» Goal of the exercise
Please copy the lines below exactly, from the first one through the line showing "['#000', '#000', '#666', '#000', '#666', '#666', '#000'];".

» Data excerpt
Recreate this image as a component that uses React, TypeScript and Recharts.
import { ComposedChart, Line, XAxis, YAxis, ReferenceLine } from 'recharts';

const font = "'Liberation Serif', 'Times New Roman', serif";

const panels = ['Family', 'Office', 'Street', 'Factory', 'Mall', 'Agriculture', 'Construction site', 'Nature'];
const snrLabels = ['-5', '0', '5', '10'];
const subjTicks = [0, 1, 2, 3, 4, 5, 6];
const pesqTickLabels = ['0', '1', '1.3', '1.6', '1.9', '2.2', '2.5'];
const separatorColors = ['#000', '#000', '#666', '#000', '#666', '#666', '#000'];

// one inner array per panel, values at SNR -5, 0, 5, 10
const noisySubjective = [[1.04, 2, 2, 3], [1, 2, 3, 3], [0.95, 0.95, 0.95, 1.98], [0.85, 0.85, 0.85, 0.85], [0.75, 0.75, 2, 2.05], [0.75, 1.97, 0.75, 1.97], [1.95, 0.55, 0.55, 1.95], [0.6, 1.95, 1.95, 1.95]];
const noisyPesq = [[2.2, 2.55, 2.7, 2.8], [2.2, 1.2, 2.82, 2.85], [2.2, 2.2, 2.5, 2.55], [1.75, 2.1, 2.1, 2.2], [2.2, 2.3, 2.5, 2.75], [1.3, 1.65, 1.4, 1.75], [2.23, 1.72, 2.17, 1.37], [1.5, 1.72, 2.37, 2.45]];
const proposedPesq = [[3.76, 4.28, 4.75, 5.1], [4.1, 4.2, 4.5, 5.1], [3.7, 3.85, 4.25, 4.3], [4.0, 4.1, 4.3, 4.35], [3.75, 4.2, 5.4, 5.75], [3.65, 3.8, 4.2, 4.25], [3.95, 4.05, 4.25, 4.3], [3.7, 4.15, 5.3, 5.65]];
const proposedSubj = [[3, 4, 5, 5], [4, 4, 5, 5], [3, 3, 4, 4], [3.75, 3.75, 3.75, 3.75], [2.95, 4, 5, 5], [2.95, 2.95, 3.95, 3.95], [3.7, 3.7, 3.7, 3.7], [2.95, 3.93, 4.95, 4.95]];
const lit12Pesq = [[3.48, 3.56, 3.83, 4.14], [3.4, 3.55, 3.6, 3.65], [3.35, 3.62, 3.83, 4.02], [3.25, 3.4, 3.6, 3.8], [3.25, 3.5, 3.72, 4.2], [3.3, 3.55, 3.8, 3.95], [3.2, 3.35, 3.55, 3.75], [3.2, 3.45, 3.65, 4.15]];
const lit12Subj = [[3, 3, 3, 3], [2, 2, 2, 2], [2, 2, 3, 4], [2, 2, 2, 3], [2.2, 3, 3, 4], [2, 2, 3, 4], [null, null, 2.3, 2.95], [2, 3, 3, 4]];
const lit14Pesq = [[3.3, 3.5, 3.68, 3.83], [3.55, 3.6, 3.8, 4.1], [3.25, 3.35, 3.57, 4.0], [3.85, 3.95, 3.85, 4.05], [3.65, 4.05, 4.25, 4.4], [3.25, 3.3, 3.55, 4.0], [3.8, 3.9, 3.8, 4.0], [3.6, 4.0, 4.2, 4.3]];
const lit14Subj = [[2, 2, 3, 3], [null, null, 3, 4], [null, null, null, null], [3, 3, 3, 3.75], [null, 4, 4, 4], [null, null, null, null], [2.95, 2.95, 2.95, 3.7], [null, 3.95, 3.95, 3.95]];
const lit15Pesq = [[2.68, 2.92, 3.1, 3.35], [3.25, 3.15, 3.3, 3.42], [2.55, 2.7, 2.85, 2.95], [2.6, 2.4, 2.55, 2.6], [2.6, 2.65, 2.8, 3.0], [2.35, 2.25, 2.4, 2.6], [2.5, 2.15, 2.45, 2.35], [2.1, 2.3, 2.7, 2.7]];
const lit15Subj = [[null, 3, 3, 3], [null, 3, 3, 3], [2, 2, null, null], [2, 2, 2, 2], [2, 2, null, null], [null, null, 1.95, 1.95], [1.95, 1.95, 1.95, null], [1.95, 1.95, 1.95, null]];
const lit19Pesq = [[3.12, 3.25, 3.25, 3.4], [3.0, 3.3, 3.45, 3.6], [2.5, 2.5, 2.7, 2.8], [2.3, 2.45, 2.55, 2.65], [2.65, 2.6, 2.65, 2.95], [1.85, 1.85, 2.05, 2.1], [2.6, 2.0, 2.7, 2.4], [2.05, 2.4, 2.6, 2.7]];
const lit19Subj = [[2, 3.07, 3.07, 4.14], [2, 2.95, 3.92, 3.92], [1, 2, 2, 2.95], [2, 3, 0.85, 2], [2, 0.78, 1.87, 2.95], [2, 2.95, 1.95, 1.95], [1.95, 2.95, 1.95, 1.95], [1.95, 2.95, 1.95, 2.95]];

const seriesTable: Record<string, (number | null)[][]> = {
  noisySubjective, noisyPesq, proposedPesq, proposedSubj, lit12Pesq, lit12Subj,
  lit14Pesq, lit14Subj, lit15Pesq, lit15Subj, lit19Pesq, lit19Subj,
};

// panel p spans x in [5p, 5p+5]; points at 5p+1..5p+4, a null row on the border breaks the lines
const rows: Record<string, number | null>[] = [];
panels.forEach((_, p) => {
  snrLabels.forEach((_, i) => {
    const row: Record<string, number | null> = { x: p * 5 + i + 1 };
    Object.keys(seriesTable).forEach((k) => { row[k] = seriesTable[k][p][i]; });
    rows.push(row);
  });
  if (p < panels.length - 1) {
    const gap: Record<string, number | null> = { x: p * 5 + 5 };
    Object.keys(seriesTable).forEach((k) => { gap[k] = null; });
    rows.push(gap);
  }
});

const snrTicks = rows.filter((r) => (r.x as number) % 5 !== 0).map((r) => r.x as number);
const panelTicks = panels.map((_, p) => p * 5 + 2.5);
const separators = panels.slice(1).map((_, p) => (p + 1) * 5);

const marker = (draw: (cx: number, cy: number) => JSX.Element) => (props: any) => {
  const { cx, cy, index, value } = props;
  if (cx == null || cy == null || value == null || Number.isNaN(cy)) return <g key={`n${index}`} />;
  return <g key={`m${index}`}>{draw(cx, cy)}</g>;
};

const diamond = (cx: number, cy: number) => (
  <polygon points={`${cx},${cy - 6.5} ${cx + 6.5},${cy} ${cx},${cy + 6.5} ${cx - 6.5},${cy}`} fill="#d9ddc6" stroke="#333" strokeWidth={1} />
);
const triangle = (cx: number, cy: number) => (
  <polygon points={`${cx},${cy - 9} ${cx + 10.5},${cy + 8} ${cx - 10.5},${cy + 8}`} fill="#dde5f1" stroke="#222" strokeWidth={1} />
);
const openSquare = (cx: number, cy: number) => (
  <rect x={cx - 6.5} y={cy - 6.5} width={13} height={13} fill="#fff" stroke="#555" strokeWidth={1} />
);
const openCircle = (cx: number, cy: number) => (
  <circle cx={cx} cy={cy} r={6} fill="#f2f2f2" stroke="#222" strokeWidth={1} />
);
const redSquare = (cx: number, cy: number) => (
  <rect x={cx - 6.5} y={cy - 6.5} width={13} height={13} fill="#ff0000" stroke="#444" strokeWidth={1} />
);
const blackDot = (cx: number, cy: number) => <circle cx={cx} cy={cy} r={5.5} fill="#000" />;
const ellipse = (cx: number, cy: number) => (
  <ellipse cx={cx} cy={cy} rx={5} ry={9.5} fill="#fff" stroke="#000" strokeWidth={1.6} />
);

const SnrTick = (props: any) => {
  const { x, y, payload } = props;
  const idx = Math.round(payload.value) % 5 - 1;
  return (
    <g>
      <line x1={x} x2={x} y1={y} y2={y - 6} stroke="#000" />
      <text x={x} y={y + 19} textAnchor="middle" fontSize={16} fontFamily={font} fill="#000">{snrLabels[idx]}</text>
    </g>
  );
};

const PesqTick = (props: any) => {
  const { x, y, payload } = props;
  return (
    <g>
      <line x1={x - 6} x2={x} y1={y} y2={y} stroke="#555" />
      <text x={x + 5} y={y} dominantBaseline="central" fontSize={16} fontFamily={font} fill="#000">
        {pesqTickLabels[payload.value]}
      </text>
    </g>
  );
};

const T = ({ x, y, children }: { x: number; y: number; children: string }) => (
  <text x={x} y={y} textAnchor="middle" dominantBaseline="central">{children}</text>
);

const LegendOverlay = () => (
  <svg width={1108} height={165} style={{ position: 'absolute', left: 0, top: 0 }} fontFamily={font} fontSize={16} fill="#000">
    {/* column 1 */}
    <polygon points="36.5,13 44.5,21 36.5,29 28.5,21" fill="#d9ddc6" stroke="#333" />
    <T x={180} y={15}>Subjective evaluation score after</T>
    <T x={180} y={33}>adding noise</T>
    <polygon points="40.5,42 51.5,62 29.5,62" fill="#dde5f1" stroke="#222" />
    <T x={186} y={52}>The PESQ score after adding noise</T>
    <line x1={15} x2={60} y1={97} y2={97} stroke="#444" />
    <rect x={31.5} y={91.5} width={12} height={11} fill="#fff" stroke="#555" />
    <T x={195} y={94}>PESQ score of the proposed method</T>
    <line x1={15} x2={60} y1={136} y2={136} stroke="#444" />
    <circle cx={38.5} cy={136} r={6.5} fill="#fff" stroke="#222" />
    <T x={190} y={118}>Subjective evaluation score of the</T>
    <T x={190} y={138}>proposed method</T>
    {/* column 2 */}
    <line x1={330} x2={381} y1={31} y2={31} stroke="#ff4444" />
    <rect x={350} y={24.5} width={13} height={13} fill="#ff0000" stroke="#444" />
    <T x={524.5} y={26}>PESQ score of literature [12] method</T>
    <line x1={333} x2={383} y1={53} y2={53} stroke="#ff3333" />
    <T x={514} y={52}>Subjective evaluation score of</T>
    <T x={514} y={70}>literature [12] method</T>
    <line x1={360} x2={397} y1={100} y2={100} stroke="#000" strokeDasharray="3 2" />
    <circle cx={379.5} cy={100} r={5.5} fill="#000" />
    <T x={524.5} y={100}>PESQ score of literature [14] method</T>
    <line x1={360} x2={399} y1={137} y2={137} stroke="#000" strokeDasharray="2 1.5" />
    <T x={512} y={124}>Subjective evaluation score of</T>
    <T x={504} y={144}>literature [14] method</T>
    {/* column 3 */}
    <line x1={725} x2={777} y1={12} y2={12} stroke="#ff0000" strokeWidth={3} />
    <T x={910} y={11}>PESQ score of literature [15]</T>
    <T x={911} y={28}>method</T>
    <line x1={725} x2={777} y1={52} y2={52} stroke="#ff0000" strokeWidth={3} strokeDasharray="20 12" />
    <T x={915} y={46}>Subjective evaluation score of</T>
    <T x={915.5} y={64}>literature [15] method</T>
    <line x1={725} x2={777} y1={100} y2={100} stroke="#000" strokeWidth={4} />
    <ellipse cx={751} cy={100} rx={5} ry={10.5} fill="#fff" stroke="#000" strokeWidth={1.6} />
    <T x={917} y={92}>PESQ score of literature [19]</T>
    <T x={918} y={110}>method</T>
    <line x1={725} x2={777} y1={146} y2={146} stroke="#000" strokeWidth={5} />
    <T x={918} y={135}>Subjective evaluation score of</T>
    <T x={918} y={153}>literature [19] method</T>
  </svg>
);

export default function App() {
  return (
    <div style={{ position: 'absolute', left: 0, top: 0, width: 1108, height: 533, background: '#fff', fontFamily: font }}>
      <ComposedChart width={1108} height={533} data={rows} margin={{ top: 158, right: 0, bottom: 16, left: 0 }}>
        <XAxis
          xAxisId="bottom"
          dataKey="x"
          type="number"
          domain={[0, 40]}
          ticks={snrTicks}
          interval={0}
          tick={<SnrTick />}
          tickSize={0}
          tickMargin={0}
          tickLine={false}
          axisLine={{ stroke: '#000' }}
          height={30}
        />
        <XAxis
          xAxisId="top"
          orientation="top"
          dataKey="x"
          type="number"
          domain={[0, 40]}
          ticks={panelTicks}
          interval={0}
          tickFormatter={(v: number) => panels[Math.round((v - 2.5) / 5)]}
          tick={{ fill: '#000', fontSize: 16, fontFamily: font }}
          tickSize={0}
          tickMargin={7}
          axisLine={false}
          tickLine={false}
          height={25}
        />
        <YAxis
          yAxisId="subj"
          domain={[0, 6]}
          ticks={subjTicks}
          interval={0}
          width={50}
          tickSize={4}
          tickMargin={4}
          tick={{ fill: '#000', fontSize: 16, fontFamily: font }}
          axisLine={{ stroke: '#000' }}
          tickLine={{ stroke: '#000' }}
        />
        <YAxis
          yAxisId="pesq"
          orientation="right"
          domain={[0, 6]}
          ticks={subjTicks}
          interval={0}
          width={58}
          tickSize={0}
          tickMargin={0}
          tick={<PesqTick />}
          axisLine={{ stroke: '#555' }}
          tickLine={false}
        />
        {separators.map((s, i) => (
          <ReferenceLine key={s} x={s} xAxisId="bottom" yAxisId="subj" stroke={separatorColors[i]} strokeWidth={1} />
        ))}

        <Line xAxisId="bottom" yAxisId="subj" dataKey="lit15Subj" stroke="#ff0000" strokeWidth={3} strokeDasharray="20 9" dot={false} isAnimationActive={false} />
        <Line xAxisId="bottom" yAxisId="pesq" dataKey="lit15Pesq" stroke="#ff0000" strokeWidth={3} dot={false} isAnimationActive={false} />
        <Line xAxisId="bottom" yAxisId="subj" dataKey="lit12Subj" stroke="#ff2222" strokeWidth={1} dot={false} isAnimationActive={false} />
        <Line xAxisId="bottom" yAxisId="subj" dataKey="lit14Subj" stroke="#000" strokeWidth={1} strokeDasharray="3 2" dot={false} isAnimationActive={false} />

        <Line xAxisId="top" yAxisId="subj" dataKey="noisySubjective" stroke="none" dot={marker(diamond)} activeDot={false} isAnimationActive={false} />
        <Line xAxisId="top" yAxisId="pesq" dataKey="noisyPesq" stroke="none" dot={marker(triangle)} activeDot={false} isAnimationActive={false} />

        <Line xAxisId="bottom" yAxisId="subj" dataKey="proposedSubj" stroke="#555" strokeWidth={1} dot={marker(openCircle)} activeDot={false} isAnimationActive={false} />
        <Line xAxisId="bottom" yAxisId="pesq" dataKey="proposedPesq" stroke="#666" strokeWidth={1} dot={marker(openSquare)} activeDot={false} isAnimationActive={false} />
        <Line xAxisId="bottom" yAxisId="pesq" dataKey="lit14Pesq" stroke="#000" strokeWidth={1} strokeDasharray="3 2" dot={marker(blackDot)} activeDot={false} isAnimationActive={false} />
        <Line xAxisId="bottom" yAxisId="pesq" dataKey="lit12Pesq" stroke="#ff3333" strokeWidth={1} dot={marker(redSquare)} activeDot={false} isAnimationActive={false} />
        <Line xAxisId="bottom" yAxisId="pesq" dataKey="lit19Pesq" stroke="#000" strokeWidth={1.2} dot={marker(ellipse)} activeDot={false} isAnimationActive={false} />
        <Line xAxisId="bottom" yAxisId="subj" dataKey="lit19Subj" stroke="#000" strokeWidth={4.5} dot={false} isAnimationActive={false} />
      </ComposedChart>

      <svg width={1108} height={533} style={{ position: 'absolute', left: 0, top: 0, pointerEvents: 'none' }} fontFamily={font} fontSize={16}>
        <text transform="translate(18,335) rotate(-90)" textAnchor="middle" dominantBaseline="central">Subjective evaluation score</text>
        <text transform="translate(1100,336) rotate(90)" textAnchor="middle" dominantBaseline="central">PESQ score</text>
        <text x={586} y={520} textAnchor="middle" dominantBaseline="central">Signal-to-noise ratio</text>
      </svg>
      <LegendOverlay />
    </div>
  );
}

» Answer in full
Recreate this image as a component that uses React, TypeScript and Recharts.
import { ComposedChart, Line, XAxis, YAxis, ReferenceLine } from 'recharts';

const font = "'Liberation Serif', 'Times New Roman', serif";

const panels = ['Family', 'Office', 'Street', 'Factory', 'Mall', 'Agriculture', 'Construction site', 'Nature'];
const snrLabels = ['-5', '0', '5', '10'];
const subjTicks = [0, 1, 2, 3, 4, 5, 6];
const pesqTickLabels = ['0', '1', '1.3', '1.6', '1.9', '2.2', '2.5'];
const separatorColors = ['#000', '#000', '#666', '#000', '#666', '#666', '#000'];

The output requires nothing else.